La imagen que contemplo resulta inquietante y en cierto modo sorprendente, más que por la realidad que nos recuerda, por el contraste que se impone, directo e indecoroso. Sobre la simetría desnuda del asfalto, en una ciudad cualquiera, apoyados en los bloques de granito que sustentan el enorme enrejado de una sólida edificación, un hombre y una mujer dibujan una composición antitética en multitud de detalles, salvo en uno que les iguala: la pobreza. El destino caprichoso o quizá una fuerza mucho más poderosa ha querido que sus vidas confluyan en dos metros cuadrados de baldosas simétricas. Y ambos aceptan el designio con un rictus de aparente indiferencia, un gesto que probablemente revela la más severa resignación. Permanecen espalda con espalda, en ese reducido espacio que evidencia cuán diferentes e iguales son.

La mujer cubre su cabeza con un velo negro, sus hombros con un tosco chal y sus piernas con un grueso faldón que le llega a los pies. Es de complexión fuerte, gruesa y deja entrever rasgos hombrunos. La mirada perdida e inexpresiva, mientras su mano sostiene levemente un vaso de plástico que espera paciente alguna moneda. Y en el otro extremo de su espalda, marcando la línea divisoria con su compañero de destino, un cartón desangelado con las palabras: «Pido una limosna», y algo más que no alcanzo a descifrar. Por su vestimenta y el modo en que se cubre, cabría pensar que es extranjera.

El hombre está recostado sobre un cartón, a modo de aislante del asfalto, y apoya su cabeza en una maleta de diseño, quizá una Samsonite. Entre su cabeza y la maleta, para atenuar la fría e incómoda textura, ha colocado un paño, tal vez una toalla doblada. Sus ojos se protegen con unas atractivas gafas de sol, también de diseño. Se cubre las piernas con una delgada manta, pero en la parte superior solo una camiseta de algodón le protege. Por las ropas y objetos que le acompañan podría tratarse de un turista que se toma un frugal descanso. Pero sus labios han perdido la vitalidad, la barba descuidada evidencia el abandono forzado y la desesperanza.
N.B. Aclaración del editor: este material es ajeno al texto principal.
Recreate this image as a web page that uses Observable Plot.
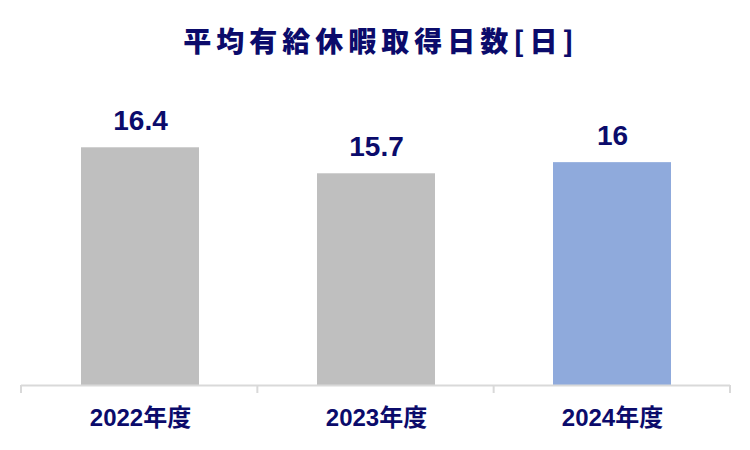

Sí, creo que es la desesperanza el vínculo que une, lo quieran o no, a estas dos vidas. La fatalidad o, quién sabe si todo lo contrario, ha dispuesto que los sueños, las pertenencias, las luchas y los fracasos, los afanes y vicisitudes, las preocupaciones que llenaron tantos días de ilusiones e incertidumbres, de adhesiones y enfrentamientos hayan venido a confluir en dos metros cuadrados, en una maleta de diseño y unas cuantas bolsas de plástico. Y el mundo desfila frente a ellos, con su séquito de sombras y personajes, sin detenerse, sin inmutarse, sin conmoverse.  La desigualdad más igual; la igualdad más desigual; la infame bofetada del desprecio y la indiferencia.

La desigualdad social está desatada, fuera de control. Hablar, pensar, escribir sobre la pobreza es rasgarse la conciencia con el acero brutal de la vergüenza individual y colectiva. Buscamos a veces o tratamos de intuir, imaginar el rostro de Dios; queremos reconocer a Cristo en la cruz y olvidamos que está ahí, a nuestro lado, durmiendo en el cajero y enterrando su tristeza en una botella de alcohol. Ahora mismo, mientras acabo estas líneas, un indigente que ha entrado en la antesala de una entidad bancaria, para pasar la noche, filtra con el humo de su cigarro la agonía de un sueño indescifrable. Y yo firmaré mi artículo y trataré de dormir apaciblemente.